Here, at SUT, we tackle their key challenges to open the route towards their implementation in real life for the benefit of society. To reach this goal, we have developed a range of innovative methods of synthesis and assembly into macroscopic networks (fibres, coatings, etc.). Moreover, we have designed highly precise methods of control of their structure to tailor the properties of the obtained material for the selected applications. These novel materials are envisioned to play a key role in photonics, electronics and many other fields of exploitation. The Silesian University of Technology Researchers is experienced in the synthesis of advanced organic materials including conjugated polymers, physicochemical and electrochemical characteristics of polymers, oligomers, composites and small molecules. The scope of research and development is in the field of synthesis and characterization of new organic materials for optoelectronics, photovoltaics and electrochromic materials and the formation and analysis of organic electronic devices.
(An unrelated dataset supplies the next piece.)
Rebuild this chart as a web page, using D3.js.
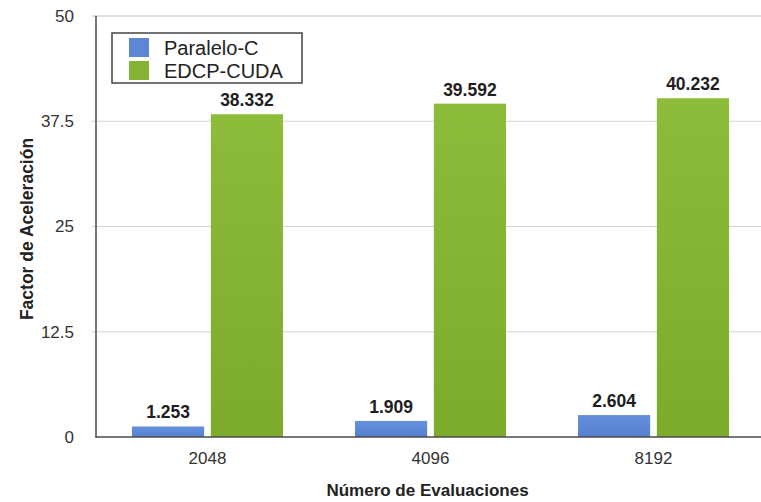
<!DOCTYPE html>
<html>
<head>
<meta charset="utf-8">
<script src="https://cdn.jsdelivr.net/npm/d3@7"></script>
<style>
  html, body { margin: 0; padding: 0; background: #fff; }
  svg { display: block; }
  text { font-family: "Liberation Sans", Arial, Helvetica, sans-serif; }
</style>
</head>
<body>
<svg id="chart" width="761" height="502"></svg>
<script>
// Evaluation counts (categories) and speed-up factors per implementation
const categories = ["2048", "4096", "8192"];
const seriesNames = ["Paralelo-C", "EDCP-CUDA"];
const paraleloC = [1.253, 1.909, 2.604];
const edcpCuda = [38.332, 39.592, 40.232];
const yTicks = [0, 12.5, 25, 37.5, 50];
const yTickLabels = ["0", "12.5", "25", "37.5", "50"];
const colors = ["#5b87d5", "#84b232"];

const seriesValues = [paraleloC, edcpCuda];
const rows = categories.map((c, i) => ({
  cat: c,
  values: seriesNames.map((s, j) => ({ series: s, idx: j, value: seriesValues[j][i] }))
}));

const svg = d3.select("#chart");
const plotLeft = 96, plotRight = 765, plotTop = 16, plotBottom = 437;

const x0 = d3.scaleBand().domain(categories).range([plotLeft, plotRight])
  .paddingInner(0.323).paddingOuter(0.1615);
const x1 = d3.scaleBand().domain(seriesNames).range([0, x0.bandwidth()]).paddingInner(0.085);
const y = d3.scaleLinear().domain([0, 50]).range([plotBottom, plotTop]);

// bar gradients
const defs = svg.append("defs");
const grads = [["#6590dc", "#5580cf"], ["#8dbb3a", "#7cab2b"]];
grads.forEach((g, i) => {
  const lg = defs.append("linearGradient").attr("id", "g" + i)
    .attr("x1", 0).attr("y1", 0).attr("x2", 0).attr("y2", 1);
  lg.append("stop").attr("offset", "0%").attr("stop-color", g[0]);
  lg.append("stop").attr("offset", "100%").attr("stop-color", g[1]);
});

// horizontal gridlines
svg.append("g")
  .selectAll("line")
  .data(yTicks.filter(d => d > 0))
  .join("line")
  .attr("x1", plotLeft - 4).attr("x2", 761)
  .attr("y1", d => y(d)).attr("y2", d => y(d))
  .attr("stroke", d => d === 50 ? "#bdbdbd" : "#d4d4d4")
  .attr("stroke-width", 1.2);

// y tick labels
const yAxis = d3.axisLeft(y).tickValues(yTicks)
  .tickFormat((d, i) => yTickLabels[i]).tickSize(0).tickPadding(22);
const gy = svg.append("g").attr("transform", `translate(${plotLeft},0)`).call(yAxis);
gy.select(".domain").remove();
gy.selectAll("text").attr("font-size", 17).attr("fill", "#333")
  .style("font-family", "'Liberation Sans', Arial, sans-serif");

// bars
const groups = svg.append("g").selectAll("g")
  .data(rows).join("g")
  .attr("transform", d => `translate(${x0(d.cat)},0)`);

groups.selectAll("rect")
  .data(d => d.values).join("rect")
  .attr("x", d => x1(d.series))
  .attr("y", d => y(d.value))
  .attr("width", x1.bandwidth())
  .attr("height", d => y(0) - y(d.value))
  .attr("fill", d => `url(#g${d.idx})`);

// value labels
groups.selectAll("text.val")
  .data(d => d.values).join("text")
  .attr("class", "val")
  .attr("x", d => x1(d.series) + x1.bandwidth() / 2)
  .attr("y", d => y(d.value) - 8)
  .attr("text-anchor", "middle")
  .attr("font-size", 17.5)
  .attr("font-weight", "bold")
  .attr("fill", "#1e1e1e")
  .attr("stroke", "#ffffff").attr("stroke-width", 2.5).attr("paint-order", "stroke")
  .text(d => d.value.toFixed(3));

// axis lines
svg.append("line").attr("x1", plotLeft).attr("x2", plotLeft)
  .attr("y1", plotTop).attr("y2", plotBottom + 0.5)
  .attr("stroke", "#4a4a4a").attr("stroke-width", 1.5);
svg.append("line").attr("x1", plotLeft - 0.5).attr("x2", 761)
  .attr("y1", plotBottom).attr("y2", plotBottom)
  .attr("stroke", "#4a4a4a").attr("stroke-width", 1.6);

// x tick labels
const xAxis = d3.axisBottom(x0).tickSize(0).tickPadding(15);
const gx = svg.append("g").attr("transform", `translate(0,${plotBottom})`).call(xAxis);
gx.select(".domain").remove();
gx.selectAll("text").attr("font-size", 17).attr("fill", "#333")
  .style("font-family", "'Liberation Sans', Arial, sans-serif");

// axis titles
svg.append("text")
  .attr("x", (plotLeft + plotRight) / 2 - 3).attr("y", 496)
  .attr("text-anchor", "middle")
  .attr("font-size", 17).attr("font-weight", "bold").attr("fill", "#222")
  .text("Número de Evaluaciones");

svg.append("text")
  .attr("transform", "translate(33,229) rotate(-90)")
  .attr("text-anchor", "middle")
  .attr("font-size", 17.5).attr("font-weight", "bold").attr("fill", "#222")
  .text("Factor de Aceleración");

// legend
const legend = svg.append("g");
legend.append("rect")
  .attr("x", 112).attr("y", 33).attr("width", 190).attr("height", 50)
  .attr("fill", "#fff").attr("stroke", "#444").attr("stroke-width", 1.5);
seriesNames.forEach((s, i) => {
  legend.append("rect")
    .attr("x", 129).attr("y", 38 + i * 23).attr("width", 20).attr("height", 19)
    .attr("fill", colors[i]);
  legend.append("text")
    .attr("x", 164).attr("y", 55 + i * 23)
    .attr("font-size", 20).attr("fill", "#222")
    .text(s);
});
</script>
</body>
</html>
SUT scientists have developed new exciplex emitters and thermally activated delayed fluorescence for use in OLED displays and lighting and together with the funding from the European Union and the Horizon 2020 program were able to cooperate with renowned research institutions and companies in this field. Organic Electronics is currently at the top of scientific interest and many companies are investing in the development in this area (Apple, LG, Samsung). In Poland, the Silesian University of Technology is the only institution operating on wider aspects of organic electronics and cooperating with many international companies like AIXTRON S.E., KGgA Merck, Novaled (Samsung), Cynora, Pratt and Whitney Canada.